### INSTRUCTIONS FOR THE TASK
Set down the full listing exactly, character for character.
** Begin **
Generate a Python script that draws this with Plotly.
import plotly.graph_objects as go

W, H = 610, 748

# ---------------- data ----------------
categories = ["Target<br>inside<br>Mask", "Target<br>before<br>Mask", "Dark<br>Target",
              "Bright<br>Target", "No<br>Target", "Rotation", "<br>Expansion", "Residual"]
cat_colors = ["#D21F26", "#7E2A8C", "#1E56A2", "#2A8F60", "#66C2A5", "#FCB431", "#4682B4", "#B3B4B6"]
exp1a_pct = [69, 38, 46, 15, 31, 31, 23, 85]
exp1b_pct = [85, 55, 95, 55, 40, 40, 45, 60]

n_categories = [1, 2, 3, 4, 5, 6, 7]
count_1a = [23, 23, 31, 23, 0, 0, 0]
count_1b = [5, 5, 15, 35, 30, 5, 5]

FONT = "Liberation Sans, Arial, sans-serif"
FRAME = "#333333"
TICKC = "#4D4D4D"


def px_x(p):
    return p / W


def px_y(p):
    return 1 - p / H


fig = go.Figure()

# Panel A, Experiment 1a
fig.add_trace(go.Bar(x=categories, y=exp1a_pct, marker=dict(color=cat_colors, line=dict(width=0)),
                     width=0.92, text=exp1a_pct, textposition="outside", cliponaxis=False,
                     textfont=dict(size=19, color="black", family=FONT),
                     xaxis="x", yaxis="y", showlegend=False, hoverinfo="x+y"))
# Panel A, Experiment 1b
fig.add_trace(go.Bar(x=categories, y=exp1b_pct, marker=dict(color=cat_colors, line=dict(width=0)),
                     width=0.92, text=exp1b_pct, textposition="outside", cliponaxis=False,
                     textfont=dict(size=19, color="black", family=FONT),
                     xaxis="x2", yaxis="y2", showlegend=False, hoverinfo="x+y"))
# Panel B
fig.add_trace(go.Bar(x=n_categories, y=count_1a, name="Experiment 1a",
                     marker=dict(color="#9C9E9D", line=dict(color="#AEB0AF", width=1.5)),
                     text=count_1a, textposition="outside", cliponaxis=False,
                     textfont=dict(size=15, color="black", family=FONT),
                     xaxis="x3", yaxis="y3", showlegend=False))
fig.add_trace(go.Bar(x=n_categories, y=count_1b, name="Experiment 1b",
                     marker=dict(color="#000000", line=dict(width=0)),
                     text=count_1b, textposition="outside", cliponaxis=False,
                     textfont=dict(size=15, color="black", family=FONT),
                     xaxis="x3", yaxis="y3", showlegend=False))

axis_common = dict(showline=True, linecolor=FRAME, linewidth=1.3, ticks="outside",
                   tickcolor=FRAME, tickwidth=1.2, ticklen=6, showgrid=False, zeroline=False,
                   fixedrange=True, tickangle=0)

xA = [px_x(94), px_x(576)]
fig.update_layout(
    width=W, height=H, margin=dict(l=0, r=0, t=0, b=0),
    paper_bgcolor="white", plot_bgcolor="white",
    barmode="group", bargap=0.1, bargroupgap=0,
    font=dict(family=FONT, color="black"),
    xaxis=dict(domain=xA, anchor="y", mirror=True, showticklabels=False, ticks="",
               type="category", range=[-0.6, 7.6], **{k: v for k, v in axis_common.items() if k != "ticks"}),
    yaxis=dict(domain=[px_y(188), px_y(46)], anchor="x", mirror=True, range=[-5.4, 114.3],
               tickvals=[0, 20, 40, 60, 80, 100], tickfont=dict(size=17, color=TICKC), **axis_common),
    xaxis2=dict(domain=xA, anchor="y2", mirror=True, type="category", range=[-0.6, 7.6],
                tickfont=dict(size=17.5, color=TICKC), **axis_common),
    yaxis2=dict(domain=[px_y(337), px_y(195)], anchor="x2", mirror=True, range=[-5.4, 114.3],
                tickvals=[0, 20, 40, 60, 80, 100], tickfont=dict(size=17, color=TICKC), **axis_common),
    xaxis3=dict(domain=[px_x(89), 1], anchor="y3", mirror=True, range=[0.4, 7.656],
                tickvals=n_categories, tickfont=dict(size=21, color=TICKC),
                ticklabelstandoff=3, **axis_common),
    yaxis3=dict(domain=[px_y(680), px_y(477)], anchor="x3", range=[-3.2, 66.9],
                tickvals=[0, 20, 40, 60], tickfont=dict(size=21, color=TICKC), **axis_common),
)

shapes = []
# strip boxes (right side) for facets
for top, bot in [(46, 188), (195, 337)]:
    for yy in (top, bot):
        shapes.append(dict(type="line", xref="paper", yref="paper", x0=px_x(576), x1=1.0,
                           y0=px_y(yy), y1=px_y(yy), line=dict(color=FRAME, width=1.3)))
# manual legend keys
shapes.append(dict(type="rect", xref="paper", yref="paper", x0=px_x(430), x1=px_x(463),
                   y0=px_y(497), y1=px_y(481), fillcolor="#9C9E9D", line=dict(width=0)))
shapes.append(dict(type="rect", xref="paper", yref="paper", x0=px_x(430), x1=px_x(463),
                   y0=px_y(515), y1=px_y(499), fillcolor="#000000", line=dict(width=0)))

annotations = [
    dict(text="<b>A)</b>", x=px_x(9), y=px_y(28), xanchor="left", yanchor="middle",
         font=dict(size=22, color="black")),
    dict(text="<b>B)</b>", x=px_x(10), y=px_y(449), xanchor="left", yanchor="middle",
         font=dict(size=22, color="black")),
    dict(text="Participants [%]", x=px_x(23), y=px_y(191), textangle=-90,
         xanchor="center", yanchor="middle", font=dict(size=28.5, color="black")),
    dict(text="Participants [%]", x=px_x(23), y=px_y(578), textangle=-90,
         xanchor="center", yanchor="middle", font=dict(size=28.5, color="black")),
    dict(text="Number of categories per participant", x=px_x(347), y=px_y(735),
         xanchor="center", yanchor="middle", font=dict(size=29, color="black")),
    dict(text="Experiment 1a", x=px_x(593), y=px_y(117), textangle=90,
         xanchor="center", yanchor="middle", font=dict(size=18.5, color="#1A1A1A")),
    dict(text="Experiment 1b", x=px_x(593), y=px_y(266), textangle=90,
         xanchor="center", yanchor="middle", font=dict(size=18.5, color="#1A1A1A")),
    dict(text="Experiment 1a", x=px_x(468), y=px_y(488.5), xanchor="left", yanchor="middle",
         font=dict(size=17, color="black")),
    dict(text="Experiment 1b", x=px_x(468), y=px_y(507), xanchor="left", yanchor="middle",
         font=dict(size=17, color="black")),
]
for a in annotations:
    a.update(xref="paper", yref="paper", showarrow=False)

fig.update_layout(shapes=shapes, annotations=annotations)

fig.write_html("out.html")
** End **
### COMPLETE ANSWER
Generate a Python script that draws this with Plotly.
import plotly.graph_objects as go

W, H = 610, 748

# ---------------- data ----------------
categories = ["Target<br>inside<br>Mask", "Target<br>before<br>Mask", "Dark<br>Target",
              "Bright<br>Target", "No<br>Target", "Rotation", "<br>Expansion", "Residual"]
cat_colors = ["#D21F26", "#7E2A8C", "#1E56A2", "#2A8F60", "#66C2A5", "#FCB431", "#4682B4", "#B3B4B6"]
exp1a_pct = [69, 38, 46, 15, 31, 31, 23, 85]
exp1b_pct = [85, 55, 95, 55, 40, 40, 45, 60]

n_categories = [1, 2, 3, 4, 5, 6, 7]
count_1a = [23, 23, 31, 23, 0, 0, 0]
count_1b = [5, 5, 15, 35, 30, 5, 5]

FONT = "Liberation Sans, Arial, sans-serif"
FRAME = "#333333"
TICKC = "#4D4D4D"


def px_x(p):
    return p / W


def px_y(p):
    return 1 - p / H


fig = go.Figure()

# Panel A, Experiment 1a
fig.add_trace(go.Bar(x=categories, y=exp1a_pct, marker=dict(color=cat_colors, line=dict(width=0)),
                     width=0.92, text=exp1a_pct, textposition="outside", cliponaxis=False,
                     textfont=dict(size=19, color="black", family=FONT),
                     xaxis="x", yaxis="y", showlegend=False, hoverinfo="x+y"))
# Panel A, Experiment 1b
fig.add_trace(go.Bar(x=categories, y=exp1b_pct, marker=dict(color=cat_colors, line=dict(width=0)),
                     width=0.92, text=exp1b_pct, textposition="outside", cliponaxis=False,
                     textfont=dict(size=19, color="black", family=FONT),
                     xaxis="x2", yaxis="y2", showlegend=False, hoverinfo="x+y"))
# Panel B
fig.add_trace(go.Bar(x=n_categories, y=count_1a, name="Experiment 1a",
                     marker=dict(color="#9C9E9D", line=dict(color="#AEB0AF", width=1.5)),
                     text=count_1a, textposition="outside", cliponaxis=False,
                     textfont=dict(size=15, color="black", family=FONT),
                     xaxis="x3", yaxis="y3", showlegend=False))
fig.add_trace(go.Bar(x=n_categories, y=count_1b, name="Experiment 1b",
                     marker=dict(color="#000000", line=dict(width=0)),
                     text=count_1b, textposition="outside", cliponaxis=False,
                     textfont=dict(size=15, color="black", family=FONT),
                     xaxis="x3", yaxis="y3", showlegend=False))

axis_common = dict(showline=True, linecolor=FRAME, linewidth=1.3, ticks="outside",
                   tickcolor=FRAME, tickwidth=1.2, ticklen=6, showgrid=False, zeroline=False,
                   fixedrange=True, tickangle=0)

xA = [px_x(94), px_x(576)]
fig.update_layout(
    width=W, height=H, margin=dict(l=0, r=0, t=0, b=0),
    paper_bgcolor="white", plot_bgcolor="white",
    barmode="group", bargap=0.1, bargroupgap=0,
    font=dict(family=FONT, color="black"),
    xaxis=dict(domain=xA, anchor="y", mirror=True, showticklabels=False, ticks="",
               type="category", range=[-0.6, 7.6], **{k: v for k, v in axis_common.items() if k != "ticks"}),
    yaxis=dict(domain=[px_y(188), px_y(46)], anchor="x", mirror=True, range=[-5.4, 114.3],
               tickvals=[0, 20, 40, 60, 80, 100], tickfont=dict(size=17, color=TICKC), **axis_common),
    xaxis2=dict(domain=xA, anchor="y2", mirror=True, type="category", range=[-0.6, 7.6],
                tickfont=dict(size=17.5, color=TICKC), **axis_common),
    yaxis2=dict(domain=[px_y(337), px_y(195)], anchor="x2", mirror=True, range=[-5.4, 114.3],
                tickvals=[0, 20, 40, 60, 80, 100], tickfont=dict(size=17, color=TICKC), **axis_common),
    xaxis3=dict(domain=[px_x(89), 1], anchor="y3", mirror=True, range=[0.4, 7.656],
                tickvals=n_categories, tickfont=dict(size=21, color=TICKC),
                ticklabelstandoff=3, **axis_common),
    yaxis3=dict(domain=[px_y(680), px_y(477)], anchor="x3", range=[-3.2, 66.9],
                tickvals=[0, 20, 40, 60], tickfont=dict(size=21, color=TICKC), **axis_common),
)

shapes = []
# strip boxes (right side) for facets
for top, bot in [(46, 188), (195, 337)]:
    for yy in (top, bot):
        shapes.append(dict(type="line", xref="paper", yref="paper", x0=px_x(576), x1=1.0,
                           y0=px_y(yy), y1=px_y(yy), line=dict(color=FRAME, width=1.3)))
# manual legend keys
shapes.append(dict(type="rect", xref="paper", yref="paper", x0=px_x(430), x1=px_x(463),
                   y0=px_y(497), y1=px_y(481), fillcolor="#9C9E9D", line=dict(width=0)))
shapes.append(dict(type="rect", xref="paper", yref="paper", x0=px_x(430), x1=px_x(463),
                   y0=px_y(515), y1=px_y(499), fillcolor="#000000", line=dict(width=0)))

annotations = [
    dict(text="<b>A)</b>", x=px_x(9), y=px_y(28), xanchor="left", yanchor="middle",
         font=dict(size=22, color="black")),
    dict(text="<b>B)</b>", x=px_x(10), y=px_y(449), xanchor="left", yanchor="middle",
         font=dict(size=22, color="black")),
    dict(text="Participants [%]", x=px_x(23), y=px_y(191), textangle=-90,
         xanchor="center", yanchor="middle", font=dict(size=28.5, color="black")),
    dict(text="Participants [%]", x=px_x(23), y=px_y(578), textangle=-90,
         xanchor="center", yanchor="middle", font=dict(size=28.5, color="black")),
    dict(text="Number of categories per participant", x=px_x(347), y=px_y(735),
         xanchor="center", yanchor="middle", font=dict(size=29, color="black")),
    dict(text="Experiment 1a", x=px_x(593), y=px_y(117), textangle=90,
         xanchor="center", yanchor="middle", font=dict(size=18.5, color="#1A1A1A")),
    dict(text="Experiment 1b", x=px_x(593), y=px_y(266), textangle=90,
         xanchor="center", yanchor="middle", font=dict(size=18.5, color="#1A1A1A")),
    dict(text="Experiment 1a", x=px_x(468), y=px_y(488.5), xanchor="left", yanchor="middle",
         font=dict(size=17, color="black")),
    dict(text="Experiment 1b", x=px_x(468), y=px_y(507), xanchor="left", yanchor="middle",
         font=dict(size=17, color="black")),
]
for a in annotations:
    a.update(xref="paper", yref="paper", showarrow=False)

fig.update_layout(shapes=shapes, annotations=annotations)

fig.write_html("out.html")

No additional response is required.